━━ Given data ━━

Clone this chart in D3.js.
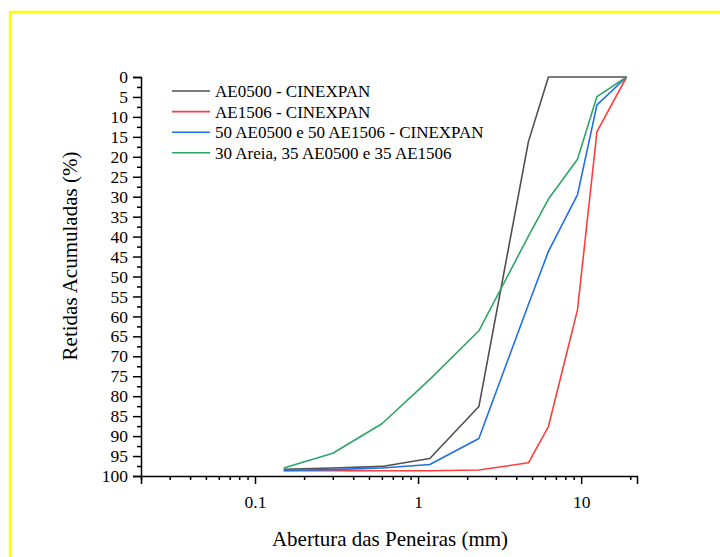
<!DOCTYPE html>
<meta charset="utf-8">
<script src="https://d3js.org/d3.v7.min.js"></script>
<style>
  body { margin: 0; background: #fff; }
</style>
<div id="my_dataviz"></div>
<script>

// sieve openings (mm) and cumulative retained (%)
var sieves = [0.15, 0.3, 0.6, 1.18, 2.36, 4.75, 6.3, 9.5, 12.5, 19];
var ae0500 = [98.3, 98.0, 97.6, 95.6, 82.6, 16.2, 0, 0, 0, 0];
var ae1506 = [98.7, 98.7, 98.7, 98.7, 98.5, 96.7, 87.6, 58.3, 13.7, 0];
var mix5050 = [98.6, 98.4, 98.0, 97.1, 90.6, 57.0, 43.7, 29.5, 7.0, 0];
var areia = [98.0, 94.3, 86.9, 75.8, 63.6, 39.9, 30.6, 20.6, 4.9, 0];

var seriesNames = ["AE0500 - CINEXPAN", "AE1506 - CINEXPAN",
                   "50 AE0500 e 50 AE1506 - CINEXPAN", "30 Areia, 35 AE0500 e 35 AE1506"];
var seriesColors = ["#505050", "#ff3d3d", "#1f6fe8", "#2ea567"];
var seriesValues = [ae0500, ae1506, mix5050, areia];

var yTicks = d3.range(0, 101, 5);
var xTickLabels = [0.1, 1, 10];

var font = "Liberation Serif";

var margin = {top: 77, right: 83, bottom: 81, left: 141},
    width = 720 - margin.left - margin.right,
    height = 557 - margin.top - margin.bottom;

var svg = d3.select("#my_dataviz")
  .append("svg")
    .attr("width", 720)
    .attr("height", 557)
    .attr("font-family", font);

// yellow frame
svg.append("rect")
  .attr("x", 10).attr("y", 12)
  .attr("width", 740).attr("height", 600)
  .attr("fill", "none")
  .attr("stroke", "#ffff00")
  .attr("stroke-width", 2.5);

var g = svg.append("g")
  .attr("transform", "translate(" + margin.left + "," + margin.top + ")");

var x = d3.scaleLog()
  .domain([0.02, 22])
  .range([0, width]);

var y = d3.scaleLinear()
  .domain([0, 100])
  .range([0, height]);

// Y axis (inverted: 0 on top)
var yAxis = g.append("g")
  .call(d3.axisLeft(y).tickValues(yTicks).tickSize(8).tickPadding(5).tickFormat(d3.format("d")));
yAxis.attr("font-family", font).attr("font-size", 17.5);
yAxis.select(".domain").attr("stroke-width", 1.5);
yAxis.selectAll(".tick line").attr("stroke-width", 1.5);

// minor y ticks
g.append("g")
  .call(d3.axisLeft(y).tickValues(d3.range(2.5, 100, 5)).tickSize(4).tickFormat(""))
  .call(function(s) { s.select(".domain").remove(); s.selectAll("line").attr("stroke-width", 1.5); });

// X axis (log)
var minorX = [];
[0.01, 0.1, 1, 10].forEach(function(dec) {
  for (var k = 2; k <= 9; k++) {
    var v = dec * k;
    if (v >= 0.02 && v <= 22 && xTickLabels.indexOf(v) < 0) minorX.push(+v.toPrecision(3));
  }
});

var xAxis = g.append("g")
  .attr("transform", "translate(0," + height + ")")
  .call(d3.axisBottom(x).tickValues(xTickLabels).tickSize(8).tickPadding(12)
          .tickFormat(function(d) { return String(d); }));
xAxis.attr("font-family", font).attr("font-size", 17.5);
xAxis.select(".domain").attr("stroke-width", 1.5);
xAxis.selectAll(".tick line").attr("stroke-width", 1.5);

g.append("g")
  .attr("transform", "translate(0," + height + ")")
  .call(d3.axisBottom(x).tickValues(minorX).tickSize(4).tickFormat(""))
  .call(function(s) { s.select(".domain").remove(); s.selectAll("line").attr("stroke-width", 1.5); });

// axis titles
svg.append("text")
  .attr("text-anchor", "middle")
  .attr("font-family", font)
  .attr("font-size", 21)
  .attr("x", 390)
  .attr("y", 546)
  .text("Abertura das Peneiras (mm)");

svg.append("text")
  .attr("text-anchor", "middle")
  .attr("font-family", font)
  .attr("font-size", 21)
  .attr("transform", "translate(77,256) rotate(-90)")
  .text("Retidas Acumuladas (%)");

// lines
var line = d3.line()
  .x(function(d, i) { return x(sieves[i]); })
  .y(function(d) { return y(d); });

seriesValues.forEach(function(vals, k) {
  g.append("path")
    .datum(vals)
    .attr("fill", "none")
    .attr("stroke", seriesColors[k])
    .attr("stroke-width", 1.6)
    .attr("stroke-linejoin", "round")
    .attr("d", line);
});

// legend
var legend = svg.append("g");
seriesNames.forEach(function(name, k) {
  var ly = 91 + k * 20.6;
  legend.append("line")
    .attr("x1", 172).attr("x2", 210)
    .attr("y1", ly).attr("y2", ly)
    .attr("stroke", seriesColors[k])
    .attr("stroke-width", 1.6);
  legend.append("text")
    .attr("x", 215)
    .attr("y", ly)
    .attr("dy", "0.35em")
    .attr("font-family", font)
    .attr("font-size", 17)
    .text(name);
});

</script>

━━━

What the task asks:
Reproduce the whole listing word for word, setting aside any pictures.

Exercise output:
Clone this chart in D3.js.
<!DOCTYPE html>
<meta charset="utf-8">
<script src="https://d3js.org/d3.v7.min.js"></script>
<style>
  body { margin: 0; background: #fff; }
</style>
<div id="my_dataviz"></div>
<script>

// sieve openings (mm) and cumulative retained (%)
var sieves = [0.15, 0.3, 0.6, 1.18, 2.36, 4.75, 6.3, 9.5, 12.5, 19];
var ae0500 = [98.3, 98.0, 97.6, 95.6, 82.6, 16.2, 0, 0, 0, 0];
var ae1506 = [98.7, 98.7, 98.7, 98.7, 98.5, 96.7, 87.6, 58.3, 13.7, 0];
var mix5050 = [98.6, 98.4, 98.0, 97.1, 90.6, 57.0, 43.7, 29.5, 7.0, 0];
var areia = [98.0, 94.3, 86.9, 75.8, 63.6, 39.9, 30.6, 20.6, 4.9, 0];

var seriesNames = ["AE0500 - CINEXPAN", "AE1506 - CINEXPAN",
                   "50 AE0500 e 50 AE1506 - CINEXPAN", "30 Areia, 35 AE0500 e 35 AE1506"];
var seriesColors = ["#505050", "#ff3d3d", "#1f6fe8", "#2ea567"];
var seriesValues = [ae0500, ae1506, mix5050, areia];

var yTicks = d3.range(0, 101, 5);
var xTickLabels = [0.1, 1, 10];

var font = "Liberation Serif";

var margin = {top: 77, right: 83, bottom: 81, left: 141},
    width = 720 - margin.left - margin.right,
    height = 557 - margin.top - margin.bottom;

var svg = d3.select("#my_dataviz")
  .append("svg")
    .attr("width", 720)
    .attr("height", 557)
    .attr("font-family", font);

// yellow frame
svg.append("rect")
  .attr("x", 10).attr("y", 12)
  .attr("width", 740).attr("height", 600)
  .attr("fill", "none")
  .attr("stroke", "#ffff00")
  .attr("stroke-width", 2.5);

var g = svg.append("g")
  .attr("transform", "translate(" + margin.left + "," + margin.top + ")");

var x = d3.scaleLog()
  .domain([0.02, 22])
  .range([0, width]);

var y = d3.scaleLinear()
  .domain([0, 100])
  .range([0, height]);

// Y axis (inverted: 0 on top)
var yAxis = g.append("g")
  .call(d3.axisLeft(y).tickValues(yTicks).tickSize(8).tickPadding(5).tickFormat(d3.format("d")));
yAxis.attr("font-family", font).attr("font-size", 17.5);
yAxis.select(".domain").attr("stroke-width", 1.5);
yAxis.selectAll(".tick line").attr("stroke-width", 1.5);

// minor y ticks
g.append("g")
  .call(d3.axisLeft(y).tickValues(d3.range(2.5, 100, 5)).tickSize(4).tickFormat(""))
  .call(function(s) { s.select(".domain").remove(); s.selectAll("line").attr("stroke-width", 1.5); });

// X axis (log)
var minorX = [];
[0.01, 0.1, 1, 10].forEach(function(dec) {
  for (var k = 2; k <= 9; k++) {
    var v = dec * k;
    if (v >= 0.02 && v <= 22 && xTickLabels.indexOf(v) < 0) minorX.push(+v.toPrecision(3));
  }
});

var xAxis = g.append("g")
  .attr("transform", "translate(0," + height + ")")
  .call(d3.axisBottom(x).tickValues(xTickLabels).tickSize(8).tickPadding(12)
          .tickFormat(function(d) { return String(d); }));
xAxis.attr("font-family", font).attr("font-size", 17.5);
xAxis.select(".domain").attr("stroke-width", 1.5);
xAxis.selectAll(".tick line").attr("stroke-width", 1.5);

g.append("g")
  .attr("transform", "translate(0," + height + ")")
  .call(d3.axisBottom(x).tickValues(minorX).tickSize(4).tickFormat(""))
  .call(function(s) { s.select(".domain").remove(); s.selectAll("line").attr("stroke-width", 1.5); });

// axis titles
svg.append("text")
  .attr("text-anchor", "middle")
  .attr("font-family", font)
  .attr("font-size", 21)
  .attr("x", 390)
  .attr("y", 546)
  .text("Abertura das Peneiras (mm)");

svg.append("text")
  .attr("text-anchor", "middle")
  .attr("font-family", font)
  .attr("font-size", 21)
  .attr("transform", "translate(77,256) rotate(-90)")
  .text("Retidas Acumuladas (%)");

// lines
var line = d3.line()
  .x(function(d, i) { return x(sieves[i]); })
  .y(function(d) { return y(d); });

seriesValues.forEach(function(vals, k) {
  g.append("path")
    .datum(vals)
    .attr("fill", "none")
    .attr("stroke", seriesColors[k])
    .attr("stroke-width", 1.6)
    .attr("stroke-linejoin", "round")
    .attr("d", line);
});

// legend
var legend = svg.append("g");
seriesNames.forEach(function(name, k) {
  var ly = 91 + k * 20.6;
  legend.append("line")
    .attr("x1", 172).attr("x2", 210)
    .attr("y1", ly).attr("y2", ly)
    .attr("stroke", seriesColors[k])
    .attr("stroke-width", 1.6);
  legend.append("text")
    .attr("x", 215)
    .attr("y", ly)
    .attr("dy", "0.35em")
    .attr("font-family", font)
    .attr("font-size", 17)
    .text(name);
});

</script>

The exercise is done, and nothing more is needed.